Settling may feel safer than seeking, where the routine you know becomes the life you accept. But there comes a point where you get so focused on looking forward that you miss too much from the views to your side.
Change doesn’t announce itself with fanfare. It starts as an itch, a restlessness that says your hands need to remember they can create. It lives in the gaps—between customer conversations, between breaths, between the version of you that is standing still and the one that is walking. I’d watch the cyclists streak past the shop window, their freedom a physical ache in my chest, then let ideas spill onto my phone from the podcast during the walk home, the thoughts in the shower, and the routine at home before bed. I started writing in stolen moments. Small acts and tiny seeds of difference planted in the gaps of my routine. Because you need to leverage the momentum you already have to create even more.
No one tells you that transformation feels like learning to walk twice. You’re ripping up the script you’ve memorised to navigate the world, rewriting it with any confidence you can find. Your first steps are wobbly. Unsure. You stumble between decisions, saying no to familiar options and yes to uncertain opportunities. You question everything—your timing, your talent, your sanity. Some days, the lights above you flicker as if they speak with judgment, saying, “Who do you think you are?”
But courage isn’t about feeling ready—it’s about moving forward while your knees shake, about breathing through the static of doubt until it becomes music.

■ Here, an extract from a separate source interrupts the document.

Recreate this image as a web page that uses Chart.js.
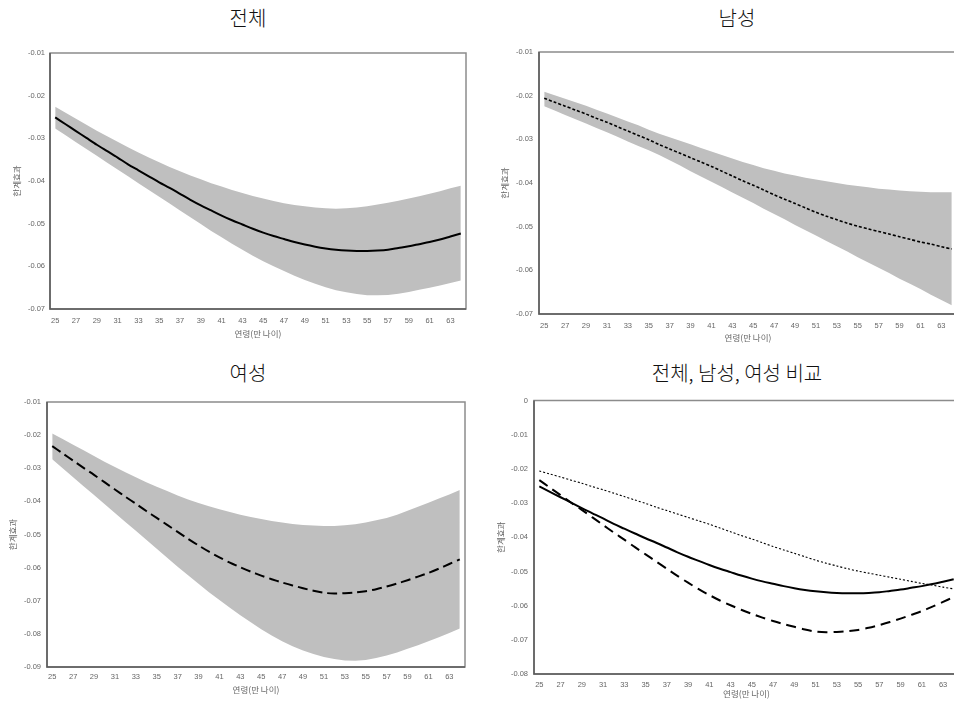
<!DOCTYPE html>
<html>
<head>
<meta charset="utf-8">
<script src="https://cdn.jsdelivr.net/npm/chart.js@4.4.1/dist/chart.umd.min.js"></script>
<style>
  html, body { margin: 0; padding: 0; background: #fff; }
  body { width: 954px; height: 701px; overflow: hidden; position: relative; font-family: "Noto Sans CJK KR", sans-serif; }
  canvas { position: absolute; }
  .title { position: absolute; font-size: 20px; font-weight: 300; color: #111; transform: translate(-50%, -50%); white-space: nowrap; line-height: 1; }
</style>
</head>
<body>
<div class="title" id="t1" style="left:248px; top:18px;"></div>
<div class="title" id="t2" style="left:737px; top:18px;"></div>
<div class="title" id="t3" style="left:248px; top:373px;"></div>
<div class="title" id="t4" style="left:737px; top:373px;"></div>
<canvas id="c1" width="480" height="305" style="left:0px; top:40px;"></canvas>
<canvas id="c2" width="480" height="310" style="left:490px; top:40px;"></canvas>
<canvas id="c3" width="480" height="310" style="left:0px; top:390px;"></canvas>
<canvas id="c4" width="480" height="310" style="left:490px; top:390px;"></canvas>
<script>
const panelTitles = ['전체', '남성', '여성', '전체, 남성, 여성 비교'];
const xTitle = '연령(만 나이)';
const yTitle = '한계효과';

const ages = [25, 26, 27, 28, 29, 30, 31, 32, 33, 34,
              35, 36, 37, 38, 39, 40, 41, 42, 43, 44,
              45, 46, 47, 48, 49, 50, 51, 52, 53, 54,
              55, 56, 57, 58, 59, 60, 61, 62, 63, 64];

// 전체
const total = [-0.0251, -0.0267, -0.0283, -0.0299, -0.0315, -0.0330, -0.0345, -0.0361, -0.0375, -0.0389,
               -0.0403, -0.0416, -0.0430, -0.0444, -0.0457, -0.0469, -0.0481, -0.0492, -0.0502, -0.0512,
               -0.0521, -0.0529, -0.0536, -0.0543, -0.0549, -0.0554, -0.0558, -0.0561, -0.0563, -0.0564,
               -0.0564, -0.0563, -0.0561, -0.0557, -0.0553, -0.0548, -0.0543, -0.0537, -0.0530, -0.0523];
const totalUpper = [-0.0226, -0.0240, -0.0254, -0.0268, -0.0282, -0.0295, -0.0308, -0.0321, -0.0333, -0.0345,
                    -0.0356, -0.0367, -0.0377, -0.0387, -0.0396, -0.0405, -0.0413, -0.0421, -0.0428, -0.0435,
                    -0.0441, -0.0447, -0.0452, -0.0456, -0.0459, -0.0462, -0.0464, -0.0465, -0.0464, -0.0462,
                    -0.0459, -0.0455, -0.0451, -0.0446, -0.0441, -0.0436, -0.0430, -0.0424, -0.0417, -0.0411];
const totalLower = [-0.0277, -0.0293, -0.0309, -0.0325, -0.0341, -0.0357, -0.0373, -0.0389, -0.0405, -0.0421,
                    -0.0437, -0.0453, -0.0469, -0.0485, -0.0501, -0.0517, -0.0532, -0.0547, -0.0561, -0.0575,
                    -0.0588, -0.0600, -0.0611, -0.0622, -0.0632, -0.0641, -0.0649, -0.0656, -0.0661, -0.0665,
                    -0.0668, -0.0668, -0.0667, -0.0664, -0.0660, -0.0655, -0.0650, -0.0645, -0.0639, -0.0633];

// 남성
const male = [-0.0206, -0.0215, -0.0224, -0.0233, -0.0242, -0.0252, -0.0261, -0.0271, -0.0281, -0.0291,
              -0.0301, -0.0312, -0.0322, -0.0332, -0.0342, -0.0352, -0.0362, -0.0373, -0.0384, -0.0395,
              -0.0405, -0.0416, -0.0427, -0.0437, -0.0447, -0.0457, -0.0467, -0.0476, -0.0484, -0.0492,
              -0.0499, -0.0505, -0.0511, -0.0517, -0.0523, -0.0529, -0.0535, -0.0540, -0.0546, -0.0551];
const maleUpper = [-0.0191, -0.0199, -0.0207, -0.0215, -0.0223, -0.0232, -0.0241, -0.0250, -0.0259, -0.0268,
                   -0.0278, -0.0287, -0.0295, -0.0303, -0.0311, -0.0320, -0.0328, -0.0336, -0.0344, -0.0352,
                   -0.0359, -0.0366, -0.0372, -0.0378, -0.0383, -0.0388, -0.0392, -0.0396, -0.0400, -0.0404,
                   -0.0407, -0.0410, -0.0413, -0.0415, -0.0417, -0.0419, -0.0420, -0.0421, -0.0421, -0.0421];
const maleLower = [-0.0224, -0.0234, -0.0244, -0.0254, -0.0264, -0.0274, -0.0284, -0.0294, -0.0305, -0.0315,
                   -0.0325, -0.0336, -0.0348, -0.0360, -0.0373, -0.0385, -0.0397, -0.0409, -0.0422, -0.0434,
                   -0.0446, -0.0459, -0.0471, -0.0483, -0.0496, -0.0508, -0.0520, -0.0533, -0.0545, -0.0557,
                   -0.0570, -0.0582, -0.0594, -0.0606, -0.0619, -0.0631, -0.0643, -0.0656, -0.0668, -0.0680];

// 여성
const female = [-0.0233, -0.0255, -0.0277, -0.0299, -0.0320, -0.0342, -0.0364, -0.0386, -0.0407, -0.0429,
                -0.0450, -0.0471, -0.0492, -0.0513, -0.0533, -0.0552, -0.0569, -0.0585, -0.0599, -0.0612,
                -0.0624, -0.0635, -0.0645, -0.0654, -0.0662, -0.0670, -0.0676, -0.0678, -0.0677, -0.0675,
                -0.0671, -0.0665, -0.0657, -0.0648, -0.0638, -0.0627, -0.0616, -0.0603, -0.0589, -0.0575];
const femaleUpper = [-0.0195, -0.0212, -0.0229, -0.0246, -0.0263, -0.0280, -0.0296, -0.0312, -0.0327, -0.0342,
                     -0.0356, -0.0369, -0.0382, -0.0394, -0.0405, -0.0415, -0.0424, -0.0432, -0.0440, -0.0447,
                     -0.0453, -0.0459, -0.0464, -0.0468, -0.0471, -0.0473, -0.0474, -0.0474, -0.0472, -0.0469,
                     -0.0464, -0.0457, -0.0450, -0.0440, -0.0428, -0.0416, -0.0404, -0.0391, -0.0379, -0.0366];
const femaleLower = [-0.0273, -0.0300, -0.0327, -0.0354, -0.0381, -0.0408, -0.0435, -0.0462, -0.0489, -0.0516,
                     -0.0543, -0.0570, -0.0597, -0.0623, -0.0649, -0.0674, -0.0698, -0.0721, -0.0744, -0.0765,
                     -0.0786, -0.0805, -0.0822, -0.0837, -0.0850, -0.0861, -0.0870, -0.0876, -0.0880, -0.0881,
                     -0.0879, -0.0873, -0.0865, -0.0856, -0.0845, -0.0834, -0.0822, -0.0810, -0.0797, -0.0784];

// y axis ranges [min, max] per panel
const yRange1 = [-0.07, -0.01];
const yRange2 = [-0.07, -0.01];
const yRange3 = [-0.09, -0.01];
const yRange4 = [-0.08, 0];

['t1', 't2', 't3', 't4'].forEach((id, i) => {
    document.getElementById(id).textContent = panelTitles[i];
});

const boxPlugin = {
    id: 'box',
    afterDraw(chart) {
        const a = chart.chartArea;
        const ctx = chart.ctx;
        ctx.save();
        ctx.strokeStyle = '#8c8c8c';
        ctx.lineWidth = 1.5;
        ctx.strokeRect(a.left, a.top, a.right - a.left, a.bottom - a.top);
        ctx.strokeStyle = '#595959';
        ctx.beginPath();
        ctx.moveTo(a.left, a.top);
        ctx.lineTo(a.left, a.bottom);
        ctx.lineTo(a.right, a.bottom);
        ctx.stroke();
        ctx.restore();
    }
};

function band(upper, lower) {
    return [
        { data: upper, borderWidth: 0, pointRadius: 0, fill: '+1', backgroundColor: '#bfbfbf' },
        { data: lower, borderWidth: 0, pointRadius: 0, fill: false }
    ];
}

function lineSet(values, width, dash) {
    return { data: values, borderColor: '#000', borderWidth: width, borderDash: dash, pointRadius: 0, fill: false, tension: 0.3 };
}

function makeChart(id, datasets, yRange, lay) {
    const ctx = document.getElementById(id).getContext('2d');
    return new Chart(ctx, {
        type: 'line',
        data: { labels: ages, datasets: datasets },
        options: {
            responsive: false,
            animation: false,
            layout: { padding: lay.padding },
            plugins: { legend: { display: false }, tooltip: { enabled: false } },
            scales: {
                x: {
                    offset: true,
                    grid: { display: false, drawTicks: false },
                    border: { display: false },
                    ticks: {
                        autoSkip: false,
                        maxRotation: 0,
                        padding: lay.xPad,
                        color: '#666',
                        font: { family: 'Liberation Sans', size: 7.5 },
                        callback: function (value, index) {
                            return index % 2 === 0 ? this.getLabelForValue(value) : '';
                        }
                    },
                    title: { display: true, text: xTitle, color: '#666', padding: 0,
                             font: { family: 'Noto Sans CJK KR', size: 8.5 } },
                    afterFit: (s) => { s.height = lay.xH; }
                },
                y: {
                    min: yRange[0],
                    max: yRange[1],
                    grid: { display: false, drawTicks: false },
                    border: { display: false },
                    ticks: {
                        stepSize: 0.01,
                        padding: lay.yPad,
                        color: '#666',
                        font: { family: 'Liberation Sans', size: 7.5 },
                        callback: (v) => Math.abs(v) < 1e-9 ? '0' : v.toFixed(2)
                    },
                    title: { display: true, text: yTitle, color: '#666', padding: 0,
                             font: { family: 'Noto Sans CJK KR', size: 8.5 } },
                    afterFit: (s) => { s.width = lay.yW; }
                }
            }
        },
        plugins: [boxPlugin]
    });
}

makeChart('c1', [lineSet(total, 2, [])].concat(band(totalUpper, totalLower)), yRange1,
    { padding: { top: 13, right: 14, left: 12, bottom: 6 }, xH: 30, yW: 38, xPad: 7, yPad: 5 });

makeChart('c2', [lineSet(male, 1.6, [3, 2])].concat(band(maleUpper, maleLower)), yRange2,
    { padding: { top: 12, right: 13, left: 10, bottom: 7 }, xH: 29, yW: 39, xPad: 7, yPad: 6 });

makeChart('c3', [lineSet(female, 2, [10, 5])].concat(band(femaleUpper, femaleLower)), yRange3,
    { padding: { top: 12, right: 15, left: 8, bottom: 5 }, xH: 28, yW: 39, xPad: 5, yPad: 6 });

makeChart('c4', [lineSet(total, 2, []), lineSet(male, 1.1, [2, 2]), lineSet(female, 2, [10, 6])], yRange4,
    { padding: { top: 9, right: 11, left: 6, bottom: 1 }, xH: 25, yW: 38, xPad: 6, yPad: 6 });
</script>
</body>
</html>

You start small because that’s how all big things begin. One story. One opportunity. You grab it with trembling hands. Each small win cracks the glass ceiling above you. Each rejection (and I’ve had many) teaches you that failing doesn’t mean failing, that every “no” can bring you closer to yes. You learn to stay present when you want to zone out, to show up even when your words come out wrong, to trust that persistence outweighs perfection, and to tell yourself a new story until it becomes true.
Now I write these words from a different life—one that once seemed impossible. Doing what once felt out of my realm, enjoying change as a driver rather than something to resist. Not because I chased bigger paychecks, but because I learned to breathe deeply and continually start over. Every good and bad moment carries the seed of a new start. And it can take one deep breath to crack open the snow globe you find yourself in and step into something wider and beyond.
Now, when I look back at that shop, I see it differently. It wasn’t a place where dreams waited; it was the ground they grew from. Every rain-soaked commute, every clock-watching hour, and every interaction taught me something to take for the journey ahead. That continues where I am now and always will. To start over isn’t about leaving; it’s about using where you are as fuel for where you’re going.